WORK TO COMPLETE ▸
Without changing a character, return the entries, but not the images they hold.

Charts and diagrams as code:
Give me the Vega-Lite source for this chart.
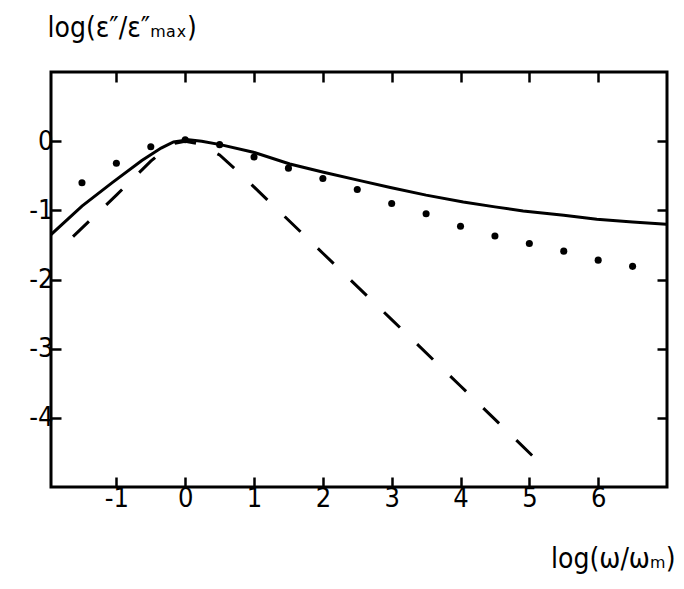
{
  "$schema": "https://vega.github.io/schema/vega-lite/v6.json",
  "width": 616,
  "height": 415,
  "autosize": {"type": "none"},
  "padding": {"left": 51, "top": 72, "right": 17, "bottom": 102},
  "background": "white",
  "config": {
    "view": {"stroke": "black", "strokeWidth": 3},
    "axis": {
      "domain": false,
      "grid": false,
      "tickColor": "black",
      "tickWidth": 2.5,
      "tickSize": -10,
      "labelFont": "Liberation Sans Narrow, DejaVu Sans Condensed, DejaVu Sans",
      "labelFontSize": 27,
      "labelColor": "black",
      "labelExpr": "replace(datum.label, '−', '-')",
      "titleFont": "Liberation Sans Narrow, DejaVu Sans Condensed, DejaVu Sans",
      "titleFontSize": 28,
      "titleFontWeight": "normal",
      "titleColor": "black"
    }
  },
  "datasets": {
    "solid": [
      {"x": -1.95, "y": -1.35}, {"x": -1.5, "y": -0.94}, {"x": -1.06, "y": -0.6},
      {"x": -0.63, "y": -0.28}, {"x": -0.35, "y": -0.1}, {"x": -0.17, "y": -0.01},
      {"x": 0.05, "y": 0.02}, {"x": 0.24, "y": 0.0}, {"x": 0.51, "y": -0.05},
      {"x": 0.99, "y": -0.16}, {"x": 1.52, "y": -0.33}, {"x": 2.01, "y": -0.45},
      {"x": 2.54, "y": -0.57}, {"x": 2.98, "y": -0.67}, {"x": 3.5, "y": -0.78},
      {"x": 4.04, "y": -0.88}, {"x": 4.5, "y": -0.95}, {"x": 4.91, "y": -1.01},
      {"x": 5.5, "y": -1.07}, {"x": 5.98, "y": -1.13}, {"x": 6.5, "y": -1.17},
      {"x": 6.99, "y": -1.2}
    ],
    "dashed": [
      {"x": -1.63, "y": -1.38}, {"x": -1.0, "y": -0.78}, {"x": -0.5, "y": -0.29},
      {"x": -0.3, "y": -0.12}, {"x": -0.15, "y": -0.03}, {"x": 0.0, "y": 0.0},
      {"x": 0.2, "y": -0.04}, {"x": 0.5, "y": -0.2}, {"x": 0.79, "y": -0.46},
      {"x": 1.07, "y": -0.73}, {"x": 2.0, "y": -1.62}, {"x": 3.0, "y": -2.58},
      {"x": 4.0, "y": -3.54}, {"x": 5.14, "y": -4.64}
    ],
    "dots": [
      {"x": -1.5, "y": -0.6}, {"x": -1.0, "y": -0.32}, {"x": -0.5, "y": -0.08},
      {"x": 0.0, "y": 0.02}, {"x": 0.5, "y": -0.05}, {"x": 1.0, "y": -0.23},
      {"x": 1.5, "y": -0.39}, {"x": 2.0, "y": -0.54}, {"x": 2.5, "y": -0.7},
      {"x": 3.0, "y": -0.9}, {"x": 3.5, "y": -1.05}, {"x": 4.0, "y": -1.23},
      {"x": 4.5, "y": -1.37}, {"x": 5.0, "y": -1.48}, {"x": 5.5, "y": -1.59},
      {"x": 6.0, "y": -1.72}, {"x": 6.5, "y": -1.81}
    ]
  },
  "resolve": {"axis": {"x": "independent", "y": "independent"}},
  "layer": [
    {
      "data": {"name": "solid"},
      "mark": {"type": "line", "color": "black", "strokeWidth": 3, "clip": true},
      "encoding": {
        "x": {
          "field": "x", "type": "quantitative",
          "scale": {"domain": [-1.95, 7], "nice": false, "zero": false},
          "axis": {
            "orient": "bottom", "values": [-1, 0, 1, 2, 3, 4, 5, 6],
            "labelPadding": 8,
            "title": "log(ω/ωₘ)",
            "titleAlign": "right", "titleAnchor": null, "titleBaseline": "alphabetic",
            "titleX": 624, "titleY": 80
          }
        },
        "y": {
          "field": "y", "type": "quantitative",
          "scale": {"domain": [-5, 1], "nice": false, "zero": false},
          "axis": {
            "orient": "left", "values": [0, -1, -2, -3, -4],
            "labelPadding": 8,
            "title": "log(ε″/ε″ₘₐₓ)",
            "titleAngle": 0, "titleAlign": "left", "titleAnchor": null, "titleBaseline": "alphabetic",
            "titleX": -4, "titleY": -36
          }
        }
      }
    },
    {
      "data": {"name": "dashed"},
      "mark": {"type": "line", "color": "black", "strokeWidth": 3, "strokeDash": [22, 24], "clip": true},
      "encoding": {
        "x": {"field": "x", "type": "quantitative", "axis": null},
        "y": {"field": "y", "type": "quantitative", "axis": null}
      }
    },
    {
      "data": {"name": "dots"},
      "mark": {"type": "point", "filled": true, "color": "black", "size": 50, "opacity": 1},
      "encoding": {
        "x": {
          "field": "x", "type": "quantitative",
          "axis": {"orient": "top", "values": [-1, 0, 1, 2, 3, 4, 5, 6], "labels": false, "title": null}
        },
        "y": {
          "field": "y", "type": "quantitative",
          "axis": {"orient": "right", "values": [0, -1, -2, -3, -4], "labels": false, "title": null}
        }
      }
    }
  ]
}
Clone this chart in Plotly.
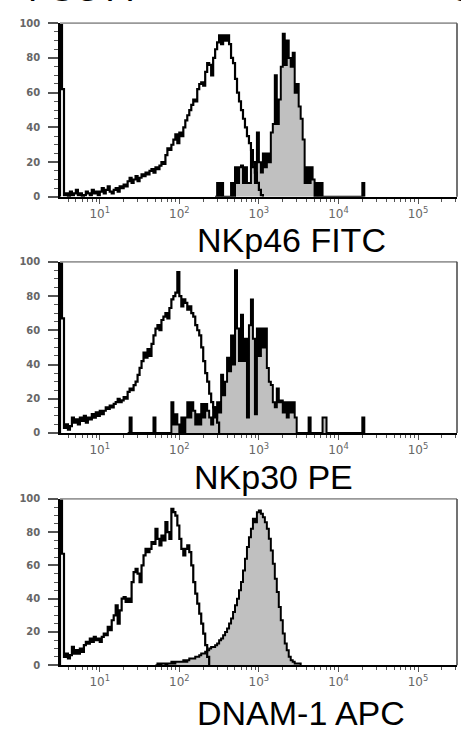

SOLUTION FOR THIS TASK ▸
Give me the Vega-Lite source for this chart.
{
  "$schema": "https://vega.github.io/schema/vega-lite/v6.json",
  "width": 616,
  "height": 415,
  "autosize": {"type": "none"},
  "padding": {"left": 51, "top": 72, "right": 17, "bottom": 102},
  "background": "white",
  "config": {
    "view": {"stroke": "black", "strokeWidth": 3},
    "axis": {
      "domain": false,
      "grid": false,
      "tickColor": "black",
      "tickWidth": 2.5,
      "tickSize": -10,
      "labelFont": "Liberation Sans Narrow, DejaVu Sans Condensed, DejaVu Sans",
      "labelFontSize": 27,
      "labelColor": "black",
      "labelExpr": "replace(datum.label, '−', '-')",
      "titleFont": "Liberation Sans Narrow, DejaVu Sans Condensed, DejaVu Sans",
      "titleFontSize": 28,
      "titleFontWeight": "normal",
      "titleColor": "black"
    }
  },
  "datasets": {
    "solid": [
      {"x": -1.95, "y": -1.35}, {"x": -1.5, "y": -0.94}, {"x": -1.06, "y": -0.6},
      {"x": -0.63, "y": -0.28}, {"x": -0.35, "y": -0.1}, {"x": -0.17, "y": -0.01},
      {"x": 0.05, "y": 0.02}, {"x": 0.24, "y": 0.0}, {"x": 0.51, "y": -0.05},
      {"x": 0.99, "y": -0.16}, {"x": 1.52, "y": -0.33}, {"x": 2.01, "y": -0.45},
      {"x": 2.54, "y": -0.57}, {"x": 2.98, "y": -0.67}, {"x": 3.5, "y": -0.78},
      {"x": 4.04, "y": -0.88}, {"x": 4.5, "y": -0.95}, {"x": 4.91, "y": -1.01},
      {"x": 5.5, "y": -1.07}, {"x": 5.98, "y": -1.13}, {"x": 6.5, "y": -1.17},
      {"x": 6.99, "y": -1.2}
    ],
    "dashed": [
      {"x": -1.63, "y": -1.38}, {"x": -1.0, "y": -0.78}, {"x": -0.5, "y": -0.29},
      {"x": -0.3, "y": -0.12}, {"x": -0.15, "y": -0.03}, {"x": 0.0, "y": 0.0},
      {"x": 0.2, "y": -0.04}, {"x": 0.5, "y": -0.2}, {"x": 0.79, "y": -0.46},
      {"x": 1.07, "y": -0.73}, {"x": 2.0, "y": -1.62}, {"x": 3.0, "y": -2.58},
      {"x": 4.0, "y": -3.54}, {"x": 5.14, "y": -4.64}
    ],
    "dots": [
      {"x": -1.5, "y": -0.6}, {"x": -1.0, "y": -0.32}, {"x": -0.5, "y": -0.08},
      {"x": 0.0, "y": 0.02}, {"x": 0.5, "y": -0.05}, {"x": 1.0, "y": -0.23},
      {"x": 1.5, "y": -0.39}, {"x": 2.0, "y": -0.54}, {"x": 2.5, "y": -0.7},
      {"x": 3.0, "y": -0.9}, {"x": 3.5, "y": -1.05}, {"x": 4.0, "y": -1.23},
      {"x": 4.5, "y": -1.37}, {"x": 5.0, "y": -1.48}, {"x": 5.5, "y": -1.59},
      {"x": 6.0, "y": -1.72}, {"x": 6.5, "y": -1.81}
    ]
  },
  "resolve": {"axis": {"x": "independent", "y": "independent"}},
  "layer": [
    {
      "data": {"name": "solid"},
      "mark": {"type": "line", "color": "black", "strokeWidth": 3, "clip": true},
      "encoding": {
        "x": {
          "field": "x", "type": "quantitative",
          "scale": {"domain": [-1.95, 7], "nice": false, "zero": false},
          "axis": {
            "orient": "bottom", "values": [-1, 0, 1, 2, 3, 4, 5, 6],
            "labelPadding": 8,
            "title": "log(ω/ωₘ)",
            "titleAlign": "right", "titleAnchor": null, "titleBaseline": "alphabetic",
            "titleX": 624, "titleY": 80
          }
        },
        "y": {
          "field": "y", "type": "quantitative",
          "scale": {"domain": [-5, 1], "nice": false, "zero": false},
          "axis": {
            "orient": "left", "values": [0, -1, -2, -3, -4],
            "labelPadding": 8,
            "title": "log(ε″/ε″ₘₐₓ)",
            "titleAngle": 0, "titleAlign": "left", "titleAnchor": null, "titleBaseline": "alphabetic",
            "titleX": -4, "titleY": -36
          }
        }
      }
    },
    {
      "data": {"name": "dashed"},
      "mark": {"type": "line", "color": "black", "strokeWidth": 3, "strokeDash": [22, 24], "clip": true},
      "encoding": {
        "x": {"field": "x", "type": "quantitative", "axis": null},
        "y": {"field": "y", "type": "quantitative", "axis": null}
      }
    },
    {
      "data": {"name": "dots"},
      "mark": {"type": "point", "filled": true, "color": "black", "size": 50, "opacity": 1},
      "encoding": {
        "x": {
          "field": "x", "type": "quantitative",
          "axis": {"orient": "top", "values": [-1, 0, 1, 2, 3, 4, 5, 6], "labels": false, "title": null}
        },
        "y": {
          "field": "y", "type": "quantitative",
          "axis": {"orient": "right", "values": [0, -1, -2, -3, -4], "labels": false, "title": null}
        }
      }
    }
  ]
}
Clone this chart in Plotly.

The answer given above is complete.